Wysokie premie dla bydgoskich wioślarzy za olimpijskie medale w Rio
Prezes RTW Lotto Bydgostia Bydgoszcz zdradził w piątek kwoty premii, jakie otrzymają wioślarze klubu za zdobycie medalu na igrzyskach olimpijskich w Rio de Janeiro w 2016 roku. Mogą one wynosić nawet 400 tys. złotych.
Najbardziej utytułowany polski klub wioślarski przedstawił w piątek swoje plany i zamierzenia związane z tegorocznym sezonem, ale także te wybiegające znacznie dalej.
"Wszyscy zawodnicy i zawodniczki, którzy mają w dorobku medale mistrzostw świata czy Europy od kategorii juniorów wzwyż mają z nami podpisane umowy stypendialne. W nich jest zapis, który mówi, iż do 30 czerwca roku poprzedzającego igrzyska olimpijskie podpiszemy aneksy związane z nagrodami za zdobycie medali olimpijskich. Teoretycznie moglibyśmy zrobić to więc w przyszłym roku. Uważamy jednak, że nie ma sensu sprawy przedłużać, a dla sportowców będzie znacznie lepiej, gdy będą znali plany klubu" - powiedział prezes Zygfryd Żurawski.

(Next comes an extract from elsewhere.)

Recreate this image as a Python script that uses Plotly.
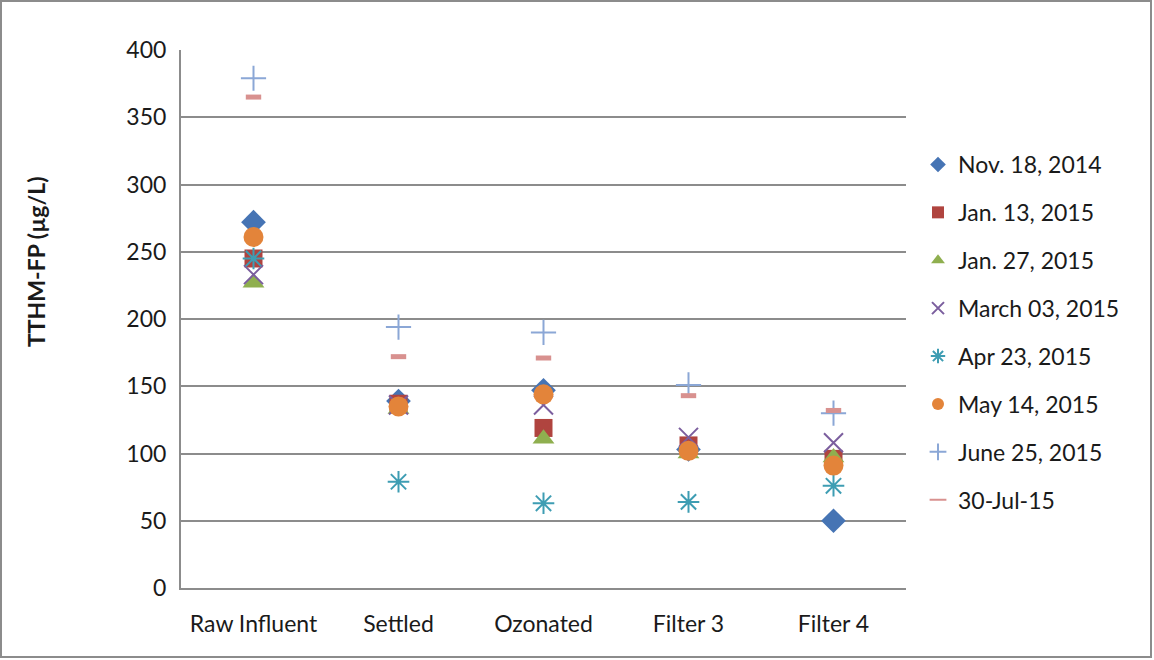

Na ostatnim posiedzeniu zarządu głównego klubu dyskutowano o nagrodach za zdobycie medali olimpijskich w Rio de Janeiro i ustalono ich wysokość.
"Za złoty medal nagroda będzie wynosiła 200 tys. złotych, za srebro 175 tys., za brąz 150 tys. Muszę tu dodać, że w przypadku, gdy medal zdobędzie osoba, która ma już na swoim koncie krążek z igrzysk, nagrody zostaną podwojone" - dodał prezes RTW.
Oznacza to, że jeżeli na przykład brązowa medalistka z igrzysk w Londynie (2012) Magdalena Fularczyk ponownie stanie na podium, otrzyma odpowiednio 400 tys. złotych za złoto, 350 tys. za srebro oraz 300 tys. za brąz. To samo dotyczy srebrnego medalisty z Pekinu (2008) Miłosza Bernatajtysa. To jedyni medaliści z igrzysk czynnie uprawiający jeszcze wioślarstwo w Lotto Bydgostii. W historii klubu medale igrzysk mają jeszcze Bartłomiej Pawełczak (srebro z Pekinu), oraz Robert Sycz (dwa złota - Sydney 2000, Ateny 2004). Obaj jednak zakończyli już swoje kariery wioślarskie.
Nagrody, o których poinformował prezes bydgoskiego klubu, są znacznie wyższe od tych, które sportowcy mogli otrzymać od Polskiego Komitetu Olimpijskiego w przypadku zdobycia medali na ostatnich igrzyskach w Soczi (złoto - 120 tys. zł, srebro - 80 tys., brąz 50 tys.).
"Być może informacja ta będzie swego rodzaju sensacją. Ale ja wiem, jak zawodniczki i zawodnicy trenują przez cały rok. Jest to na prawdę ciężka, katorżnicza praca i te nagrody musimy płacić, bo to godziwa zapłata za ich wysiłek" - powiedział Żurawski.
Podczas spotkania prezes wraz z trenerami przedstawili także zamierzenia klubowe na obecny sezon. Najważniejszym zadaniem dla bydgoskich wioślarzy jest zdobycie po raz 22. z rzędu (26. w historii) tytułu drużynowego mistrza Polski. Jak mówią trenerzy, "to wręcz obowiązek".
Głównymi imprezami dla seniorów Lotto Bydgostii będą w tym roku 30 maja mistrzostwa Europy w Belgradzie, dwa puchary świata 20 czerwca i 11 lipca we Francji i Szwajcarii, a na przełomie sierpnia i września mistrzostwa świata w Amsterdamie.
Jednym z najważniejszych elementów niezbędnych do uprawiania wioślarstwa jest sprzęt. By osiągać światowe sukcesy, musi on być najwyższej klasy. Od miesiąca bydgoski klub dysponuje czterema kolejnymi jednostkami. Władze klubu Lotto Bydgostia podziękowały w piątek ich darczyńcom, wręczając jedyne w swoim rodzaju, wykonane specjalnie na tę okazje repliki wszystkich czterech dotychczas zdobytych medali z igrzysk olimpijskich.